_Raw data:_
** start **
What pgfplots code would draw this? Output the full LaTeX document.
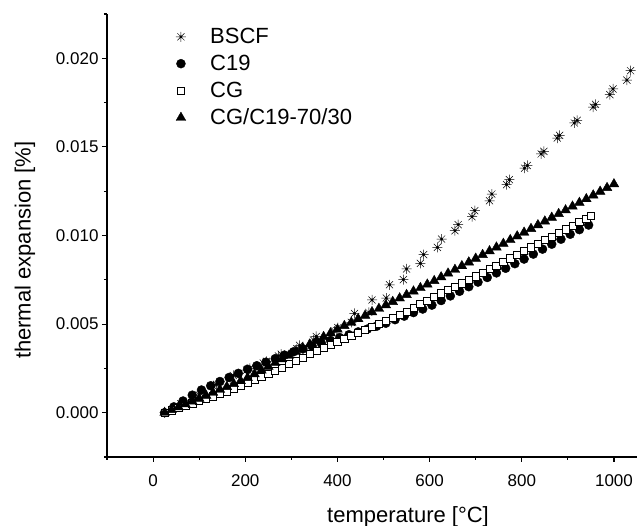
\documentclass[border=0pt]{standalone}
\usepackage{pgfplots}
\pgfplotsset{compat=1.18}
\usepackage{fontspec}
\setmainfont{Liberation Sans}
\usetikzlibrary{calc}

\pgfdeclareplotmark{star8}{%
  \pgfpathmoveto{\pgfqpoint{0pt}{\pgfplotmarksize}}%
  \pgfpathlineto{\pgfqpoint{0pt}{-\pgfplotmarksize}}%
  \pgfpathmoveto{\pgfqpoint{\pgfplotmarksize}{0pt}}%
  \pgfpathlineto{\pgfqpoint{-\pgfplotmarksize}{0pt}}%
  \pgfpathmoveto{\pgfqpoint{0.707\pgfplotmarksize}{0.707\pgfplotmarksize}}%
  \pgfpathlineto{\pgfqpoint{-0.707\pgfplotmarksize}{-0.707\pgfplotmarksize}}%
  \pgfpathmoveto{\pgfqpoint{0.707\pgfplotmarksize}{-0.707\pgfplotmarksize}}%
  \pgfpathlineto{\pgfqpoint{-0.707\pgfplotmarksize}{0.707\pgfplotmarksize}}%
  \pgfusepathqstroke
  \pgfpathcircle{\pgfpointorigin}{0.3\pgfplotmarksize}%
  \pgfusepathqfill
}

\begin{document}
\begin{tikzpicture}
\begin{axis}[
  name=ax,
  scale only axis,
  width=530pt, height=443pt,
  xmin=-100, xmax=1050, ymin=-0.0025, ymax=0.0225,
  axis x line=bottom, axis y line=left,
  axis line style={-, line width=1.1pt},
  xtick={0,200,400,600,800,1000},
  minor xtick={-100,100,300,500,700,900},
  ytick={0,0.005,0.01,0.015,0.02},
  minor ytick={-0.0025,0.0025,0.0075,0.0125,0.0175,0.0225},
  tick align=outside, major tick length=5pt, minor tick length=3pt,
  every tick/.style={line width=1.1pt, black},
  scaled y ticks=false,
  xticklabel style={/pgf/number format/1000 sep={}, yshift=-9pt},
  yticklabel style={/pgf/number format/.cd, fixed, fixed zerofill, precision=3},
  /pgf/number format/assume math mode=true,
  tick label style={font=\fontsize{17}{17}\selectfont},
  xlabel={temperature [°C]}, ylabel={thermal expansion [\%]},
  xlabel style={font=\fontsize{22}{22}\selectfont, at={(axis description cs:0.568,-0.1354)}, anchor=center},
  ylabel style={font=\fontsize{22}{22}\selectfont, at={(axis description cs:-0.155,0.467)}, anchor=center},
  legend style={draw=none, fill=none, at={(axis description cs:0.117,0.977)}, anchor=north west,
    font=\fontsize{22}{22}\selectfont, row sep=6pt},
  legend cell align=left,
  legend image code/.code={\draw[#1] plot coordinates {(0.3cm,0cm)}; \path (0cm,0cm) (1.25cm,0cm);},
]
% BSCF
\addplot[only marks, mark=star8, mark size=5pt, mark options={line width=0.5pt, black}] coordinates {
(25,0.0000) (60,0.0005) (100,0.0010) (131,0.0015) (138,0.0016) (167,0.0019) (174,0.0021)
(203,0.0024) (210,0.0025) (239,0.0028) (246,0.0029) (272,0.0032) (278,0.0033) (312,0.0036)
(318,0.0038) (348,0.0041) (354,0.0043) (394,0.0046) (401,0.0048) (430,0.0051) (437,0.0056)
(468,0.00566) (475,0.00636) (506,0.00647) (513,0.00722) (543,0.00751) (550,0.00811)
(580,0.00843) (587,0.00892) (617,0.00933) (626,0.00980) (655,0.01027) (662,0.01061)
(692,0.01106) (698,0.01140) (730,0.01196) (735,0.01234) (767,0.01287) (773,0.01315)
(806,0.01380) (812,0.01395) (842,0.01460) (848,0.01475) (877,0.01550) (882,0.01565)
(914,0.01635) (920,0.01650) (955,0.01725) (960,0.01740) (991,0.01795) (998,0.01827)
(1028,0.01877) (1036,0.01930)
};
\addlegendentry{BSCF}
% C19
\addplot[only marks, mark=*, mark size=4.5pt, mark options={black, fill=black}] coordinates {
(25,0) (45,0.00033) (65,0.00066) (85,0.00099) (105,0.00128) (125,0.00152) (145,0.00176)
(165,0.00199) (185,0.00222) (205,0.00245) (225,0.00265) (245,0.00285) (265,0.00305)
(285,0.00325) (305,0.00344) (325,0.00360) (345,0.00376) (365,0.00392) (385,0.00408)
(405,0.00424) (425,0.00440) (445,0.00456) (465,0.00472) (485,0.00488) (505,0.00505)
(525,0.00525) (545,0.00545) (565,0.00565) (585,0.00585) (605,0.00607) (625,0.00633)
(645,0.00659) (665,0.00685) (685,0.00711) (705,0.00737) (725,0.00763) (745,0.00789)
(765,0.00815) (785,0.00841) (805,0.00867) (825,0.00895) (845,0.00923) (865,0.00951)
(885,0.00979) (905,0.01007) (925,0.01033) (945,0.01059)
};
\addlegendentry{C19}
% CG
\addplot[only marks, mark=square*, mark size=3.6pt, mark options={black, fill=white, line width=0.7pt}] coordinates {
(25,0) (40,0.00013) (55,0.00026) (70,0.00040) (85,0.00053) (100,0.00066) (115,0.00079)
(130,0.00092) (145,0.00105) (160,0.00118) (175,0.00135) (190,0.00152) (205,0.00169)
(220,0.00186) (235,0.00203) (250,0.00220) (265,0.00237) (280,0.00255) (295,0.00274)
(310,0.00292) (325,0.00311) (340,0.00330) (355,0.00348) (370,0.00365) (385,0.00383)
(400,0.00400) (415,0.00417) (430,0.00434) (445,0.00451) (460,0.00468) (475,0.00486)
(490,0.00503) (505,0.00520) (520,0.00537) (535,0.00554) (550,0.00571) (565,0.00592)
(580,0.00613) (595,0.00633) (610,0.00654) (625,0.00673) (640,0.00692) (655,0.00711)
(670,0.00730) (685,0.00749) (700,0.00769) (715,0.00790) (730,0.00810) (745,0.00830)
(760,0.00851) (775,0.00871) (790,0.00892) (805,0.00912) (820,0.00933) (835,0.00953)
(850,0.00974) (865,0.00994) (880,0.01015) (895,0.01035) (910,0.01055) (925,0.01076)
(940,0.01096) (950,0.01110)
};
\addlegendentry{CG}
% CG/C19-70/30
\addplot[only marks, mark=triangle*, mark size=5.6pt, mark options={black, fill=black}] coordinates {
(25,0) (40,0.00016) (55,0.00032) (70,0.00048) (85,0.00064) (100,0.00080) (115,0.00097)
(130,0.00113) (145,0.00130) (160,0.00146) (175,0.00163) (190,0.00179) (205,0.00197)
(220,0.00218) (235,0.00239) (250,0.00260) (265,0.00281) (280,0.00302) (295,0.00323)
(310,0.00344) (325,0.00365) (340,0.00386) (355,0.00407) (370,0.00428) (385,0.00449)
(400,0.00470) (415,0.00490) (430,0.00509) (445,0.00529) (460,0.00548) (475,0.00568)
(490,0.00587) (505,0.00607) (520,0.00626) (535,0.00646) (550,0.00665) (565,0.00685)
(580,0.00704) (595,0.00724) (610,0.00744) (625,0.00765) (640,0.00786) (655,0.00807)
(670,0.00828) (685,0.00849) (700,0.00870) (715,0.00891) (730,0.00912) (745,0.00933)
(760,0.00954) (775,0.00975) (790,0.00996) (805,0.01017) (820,0.01038) (835,0.01059)
(850,0.01080) (865,0.01101) (880,0.01122) (895,0.01143) (910,0.01164) (925,0.01185)
(940,0.01206) (955,0.01227) (970,0.01248) (985,0.01269) (1000,0.01290)
};
\addlegendentry{CG/C19-70/30}
\end{axis}
\pgfresetboundingbox
\path ($(ax.south west)+(-107pt,-69pt)$) rectangle ($(ax.north east)+(0pt,14pt)$);
\end{tikzpicture}
\end{document}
** end **
_The problem:_ Reproduce each line word for word and drop the pictures.

_Solved problem:_
What pgfplots code would draw this? Output the full LaTeX document.
\documentclass[border=0pt]{standalone}
\usepackage{pgfplots}
\pgfplotsset{compat=1.18}
\usepackage{fontspec}
\setmainfont{Liberation Sans}
\usetikzlibrary{calc}

\pgfdeclareplotmark{star8}{%
  \pgfpathmoveto{\pgfqpoint{0pt}{\pgfplotmarksize}}%
  \pgfpathlineto{\pgfqpoint{0pt}{-\pgfplotmarksize}}%
  \pgfpathmoveto{\pgfqpoint{\pgfplotmarksize}{0pt}}%
  \pgfpathlineto{\pgfqpoint{-\pgfplotmarksize}{0pt}}%
  \pgfpathmoveto{\pgfqpoint{0.707\pgfplotmarksize}{0.707\pgfplotmarksize}}%
  \pgfpathlineto{\pgfqpoint{-0.707\pgfplotmarksize}{-0.707\pgfplotmarksize}}%
  \pgfpathmoveto{\pgfqpoint{0.707\pgfplotmarksize}{-0.707\pgfplotmarksize}}%
  \pgfpathlineto{\pgfqpoint{-0.707\pgfplotmarksize}{0.707\pgfplotmarksize}}%
  \pgfusepathqstroke
  \pgfpathcircle{\pgfpointorigin}{0.3\pgfplotmarksize}%
  \pgfusepathqfill
}

\begin{document}
\begin{tikzpicture}
\begin{axis}[
  name=ax,
  scale only axis,
  width=530pt, height=443pt,
  xmin=-100, xmax=1050, ymin=-0.0025, ymax=0.0225,
  axis x line=bottom, axis y line=left,
  axis line style={-, line width=1.1pt},
  xtick={0,200,400,600,800,1000},
  minor xtick={-100,100,300,500,700,900},
  ytick={0,0.005,0.01,0.015,0.02},
  minor ytick={-0.0025,0.0025,0.0075,0.0125,0.0175,0.0225},
  tick align=outside, major tick length=5pt, minor tick length=3pt,
  every tick/.style={line width=1.1pt, black},
  scaled y ticks=false,
  xticklabel style={/pgf/number format/1000 sep={}, yshift=-9pt},
  yticklabel style={/pgf/number format/.cd, fixed, fixed zerofill, precision=3},
  /pgf/number format/assume math mode=true,
  tick label style={font=\fontsize{17}{17}\selectfont},
  xlabel={temperature [°C]}, ylabel={thermal expansion [\%]},
  xlabel style={font=\fontsize{22}{22}\selectfont, at={(axis description cs:0.568,-0.1354)}, anchor=center},
  ylabel style={font=\fontsize{22}{22}\selectfont, at={(axis description cs:-0.155,0.467)}, anchor=center},
  legend style={draw=none, fill=none, at={(axis description cs:0.117,0.977)}, anchor=north west,
    font=\fontsize{22}{22}\selectfont, row sep=6pt},
  legend cell align=left,
  legend image code/.code={\draw[#1] plot coordinates {(0.3cm,0cm)}; \path (0cm,0cm) (1.25cm,0cm);},
]
% BSCF
\addplot[only marks, mark=star8, mark size=5pt, mark options={line width=0.5pt, black}] coordinates {
(25,0.0000) (60,0.0005) (100,0.0010) (131,0.0015) (138,0.0016) (167,0.0019) (174,0.0021)
(203,0.0024) (210,0.0025) (239,0.0028) (246,0.0029) (272,0.0032) (278,0.0033) (312,0.0036)
(318,0.0038) (348,0.0041) (354,0.0043) (394,0.0046) (401,0.0048) (430,0.0051) (437,0.0056)
(468,0.00566) (475,0.00636) (506,0.00647) (513,0.00722) (543,0.00751) (550,0.00811)
(580,0.00843) (587,0.00892) (617,0.00933) (626,0.00980) (655,0.01027) (662,0.01061)
(692,0.01106) (698,0.01140) (730,0.01196) (735,0.01234) (767,0.01287) (773,0.01315)
(806,0.01380) (812,0.01395) (842,0.01460) (848,0.01475) (877,0.01550) (882,0.01565)
(914,0.01635) (920,0.01650) (955,0.01725) (960,0.01740) (991,0.01795) (998,0.01827)
(1028,0.01877) (1036,0.01930)
};
\addlegendentry{BSCF}
% C19
\addplot[only marks, mark=*, mark size=4.5pt, mark options={black, fill=black}] coordinates {
(25,0) (45,0.00033) (65,0.00066) (85,0.00099) (105,0.00128) (125,0.00152) (145,0.00176)
(165,0.00199) (185,0.00222) (205,0.00245) (225,0.00265) (245,0.00285) (265,0.00305)
(285,0.00325) (305,0.00344) (325,0.00360) (345,0.00376) (365,0.00392) (385,0.00408)
(405,0.00424) (425,0.00440) (445,0.00456) (465,0.00472) (485,0.00488) (505,0.00505)
(525,0.00525) (545,0.00545) (565,0.00565) (585,0.00585) (605,0.00607) (625,0.00633)
(645,0.00659) (665,0.00685) (685,0.00711) (705,0.00737) (725,0.00763) (745,0.00789)
(765,0.00815) (785,0.00841) (805,0.00867) (825,0.00895) (845,0.00923) (865,0.00951)
(885,0.00979) (905,0.01007) (925,0.01033) (945,0.01059)
};
\addlegendentry{C19}
% CG
\addplot[only marks, mark=square*, mark size=3.6pt, mark options={black, fill=white, line width=0.7pt}] coordinates {
(25,0) (40,0.00013) (55,0.00026) (70,0.00040) (85,0.00053) (100,0.00066) (115,0.00079)
(130,0.00092) (145,0.00105) (160,0.00118) (175,0.00135) (190,0.00152) (205,0.00169)
(220,0.00186) (235,0.00203) (250,0.00220) (265,0.00237) (280,0.00255) (295,0.00274)
(310,0.00292) (325,0.00311) (340,0.00330) (355,0.00348) (370,0.00365) (385,0.00383)
(400,0.00400) (415,0.00417) (430,0.00434) (445,0.00451) (460,0.00468) (475,0.00486)
(490,0.00503) (505,0.00520) (520,0.00537) (535,0.00554) (550,0.00571) (565,0.00592)
(580,0.00613) (595,0.00633) (610,0.00654) (625,0.00673) (640,0.00692) (655,0.00711)
(670,0.00730) (685,0.00749) (700,0.00769) (715,0.00790) (730,0.00810) (745,0.00830)
(760,0.00851) (775,0.00871) (790,0.00892) (805,0.00912) (820,0.00933) (835,0.00953)
(850,0.00974) (865,0.00994) (880,0.01015) (895,0.01035) (910,0.01055) (925,0.01076)
(940,0.01096) (950,0.01110)
};
\addlegendentry{CG}
% CG/C19-70/30
\addplot[only marks, mark=triangle*, mark size=5.6pt, mark options={black, fill=black}] coordinates {
(25,0) (40,0.00016) (55,0.00032) (70,0.00048) (85,0.00064) (100,0.00080) (115,0.00097)
(130,0.00113) (145,0.00130) (160,0.00146) (175,0.00163) (190,0.00179) (205,0.00197)
(220,0.00218) (235,0.00239) (250,0.00260) (265,0.00281) (280,0.00302) (295,0.00323)
(310,0.00344) (325,0.00365) (340,0.00386) (355,0.00407) (370,0.00428) (385,0.00449)
(400,0.00470) (415,0.00490) (430,0.00509) (445,0.00529) (460,0.00548) (475,0.00568)
(490,0.00587) (505,0.00607) (520,0.00626) (535,0.00646) (550,0.00665) (565,0.00685)
(580,0.00704) (595,0.00724) (610,0.00744) (625,0.00765) (640,0.00786) (655,0.00807)
(670,0.00828) (685,0.00849) (700,0.00870) (715,0.00891) (730,0.00912) (745,0.00933)
(760,0.00954) (775,0.00975) (790,0.00996) (805,0.01017) (820,0.01038) (835,0.01059)
(850,0.01080) (865,0.01101) (880,0.01122) (895,0.01143) (910,0.01164) (925,0.01185)
(940,0.01206) (955,0.01227) (970,0.01248) (985,0.01269) (1000,0.01290)
};
\addlegendentry{CG/C19-70/30}
\end{axis}
\pgfresetboundingbox
\path ($(ax.south west)+(-107pt,-69pt)$) rectangle ($(ax.north east)+(0pt,14pt)$);
\end{tikzpicture}
\end{document}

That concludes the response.